◆ Your objective: Write out the full listing exactly as given, minus the images.

-- BEGIN --

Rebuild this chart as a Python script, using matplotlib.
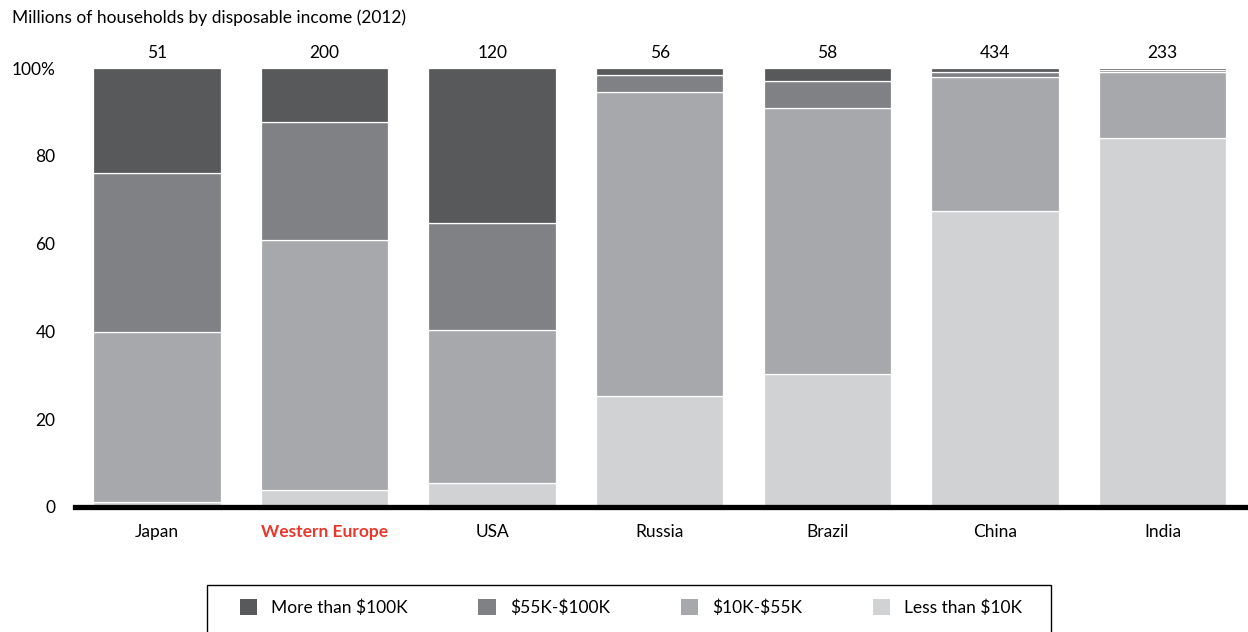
import matplotlib.pyplot as plt
from matplotlib.patches import Patch, Rectangle
import numpy as np

plt.rcParams['font.family'] = ['Lato', 'DejaVu Sans']

regions = ['Japan', 'Western Europe', 'USA', 'Russia', 'Brazil', 'China', 'India']
totals = ['51', '200', '120', '56', '58', '434', '233']

# share of households (%) by income band
less_10k = [1.1, 3.9, 5.5, 25.3, 30.3, 67.4, 84.0]
k10_55 = [38.8, 56.9, 34.8, 69.3, 60.7, 30.6, 15.0]
k55_100 = [36.2, 27.0, 24.4, 3.7, 6.1, 1.2, 0.6]
more_100k = [23.9, 12.2, 35.3, 1.7, 2.9, 0.8, 0.4]

series = [
    ('Less than \\$10K', less_10k, '#d1d2d4'),
    ('\\$10K-\\$55K', k10_55, '#a7a8ab'),
    ('\\$55K-\\$100K', k55_100, '#808184'),
    ('More than \\$100K', more_100k, '#58595b'),
]

fig = plt.figure(figsize=(12.48, 6.32), dpi=100)
ax = fig.add_axes([0.060, 0.1978, 0.940, 0.6946])

x = np.arange(len(regions))
bottom = np.zeros(len(regions))
for name, vals, color in series:
    ax.bar(x, vals, width=0.76, bottom=bottom, color=color,
           edgecolor='white', linewidth=0.9)
    bottom += np.array(vals)

for xi, t in zip(x, totals):
    ax.annotate(t, (xi, 100), xytext=(0, 5), textcoords='offset points',
                ha='center', va='bottom', fontsize=12.5)

ax.set_xlim(-0.49, 6.51)
ax.set_ylim(0, 100)
ax.set_yticks([0, 20, 40, 60, 80, 100])
ax.set_yticklabels(['0', '20', '40', '60', '80', '100%'], fontsize=12.5)
ax.set_xticks(x)
ax.set_xticklabels(regions, fontsize=12.5)
ax.tick_params(axis='both', length=0)
ax.tick_params(axis='y', pad=14)
ax.tick_params(axis='x', pad=12)
lbl = ax.get_xticklabels()[1]
lbl.set_color('#e8382e')
lbl.set_fontweight('bold')

for s in ['top', 'right', 'left']:
    ax.spines[s].set_visible(False)
ax.spines['bottom'].set_linewidth(3.8)
ax.spines['bottom'].set_zorder(5)

fig.text(0.0096, 0.972, 'Millions of households by disposable income (2012)',
         fontsize=12.5, va='center', ha='left')

# legend box drawn separately so the entries can sit inside it freely
fig.patches.append(Rectangle((0.166, -0.05), 0.676, 0.1245,
                             transform=fig.transFigure, fill=False,
                             edgecolor='black', linewidth=1.0))

handles = [Patch(facecolor=c, edgecolor='none') for _, _, c in reversed(series)]
labels = [n for n, _, _ in reversed(series)]
fig.legend(handles, labels, loc='upper left', ncol=4, mode='expand',
           bbox_to_anchor=(0.192, 0.0, 0.627, 0.052), fontsize=12.5,
           handlelength=1.0, handleheight=1.0, handletextpad=0.8,
           borderpad=0, borderaxespad=0, frameon=False)

fig.savefig('out.png', dpi=100)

-- END --

◆ Exercise output:
Rebuild this chart as a Python script, using matplotlib.
import matplotlib.pyplot as plt
from matplotlib.patches import Patch, Rectangle
import numpy as np

plt.rcParams['font.family'] = ['Lato', 'DejaVu Sans']

regions = ['Japan', 'Western Europe', 'USA', 'Russia', 'Brazil', 'China', 'India']
totals = ['51', '200', '120', '56', '58', '434', '233']

# share of households (%) by income band
less_10k = [1.1, 3.9, 5.5, 25.3, 30.3, 67.4, 84.0]
k10_55 = [38.8, 56.9, 34.8, 69.3, 60.7, 30.6, 15.0]
k55_100 = [36.2, 27.0, 24.4, 3.7, 6.1, 1.2, 0.6]
more_100k = [23.9, 12.2, 35.3, 1.7, 2.9, 0.8, 0.4]

series = [
    ('Less than \\$10K', less_10k, '#d1d2d4'),
    ('\\$10K-\\$55K', k10_55, '#a7a8ab'),
    ('\\$55K-\\$100K', k55_100, '#808184'),
    ('More than \\$100K', more_100k, '#58595b'),
]

fig = plt.figure(figsize=(12.48, 6.32), dpi=100)
ax = fig.add_axes([0.060, 0.1978, 0.940, 0.6946])

x = np.arange(len(regions))
bottom = np.zeros(len(regions))
for name, vals, color in series:
    ax.bar(x, vals, width=0.76, bottom=bottom, color=color,
           edgecolor='white', linewidth=0.9)
    bottom += np.array(vals)

for xi, t in zip(x, totals):
    ax.annotate(t, (xi, 100), xytext=(0, 5), textcoords='offset points',
                ha='center', va='bottom', fontsize=12.5)

ax.set_xlim(-0.49, 6.51)
ax.set_ylim(0, 100)
ax.set_yticks([0, 20, 40, 60, 80, 100])
ax.set_yticklabels(['0', '20', '40', '60', '80', '100%'], fontsize=12.5)
ax.set_xticks(x)
ax.set_xticklabels(regions, fontsize=12.5)
ax.tick_params(axis='both', length=0)
ax.tick_params(axis='y', pad=14)
ax.tick_params(axis='x', pad=12)
lbl = ax.get_xticklabels()[1]
lbl.set_color('#e8382e')
lbl.set_fontweight('bold')

for s in ['top', 'right', 'left']:
    ax.spines[s].set_visible(False)
ax.spines['bottom'].set_linewidth(3.8)
ax.spines['bottom'].set_zorder(5)

fig.text(0.0096, 0.972, 'Millions of households by disposable income (2012)',
         fontsize=12.5, va='center', ha='left')

# legend box drawn separately so the entries can sit inside it freely
fig.patches.append(Rectangle((0.166, -0.05), 0.676, 0.1245,
                             transform=fig.transFigure, fill=False,
                             edgecolor='black', linewidth=1.0))

handles = [Patch(facecolor=c, edgecolor='none') for _, _, c in reversed(series)]
labels = [n for n, _, _ in reversed(series)]
fig.legend(handles, labels, loc='upper left', ncol=4, mode='expand',
           bbox_to_anchor=(0.192, 0.0, 0.627, 0.052), fontsize=12.5,
           handlelength=1.0, handleheight=1.0, handletextpad=0.8,
           borderpad=0, borderaxespad=0, frameon=False)

fig.savefig('out.png', dpi=100)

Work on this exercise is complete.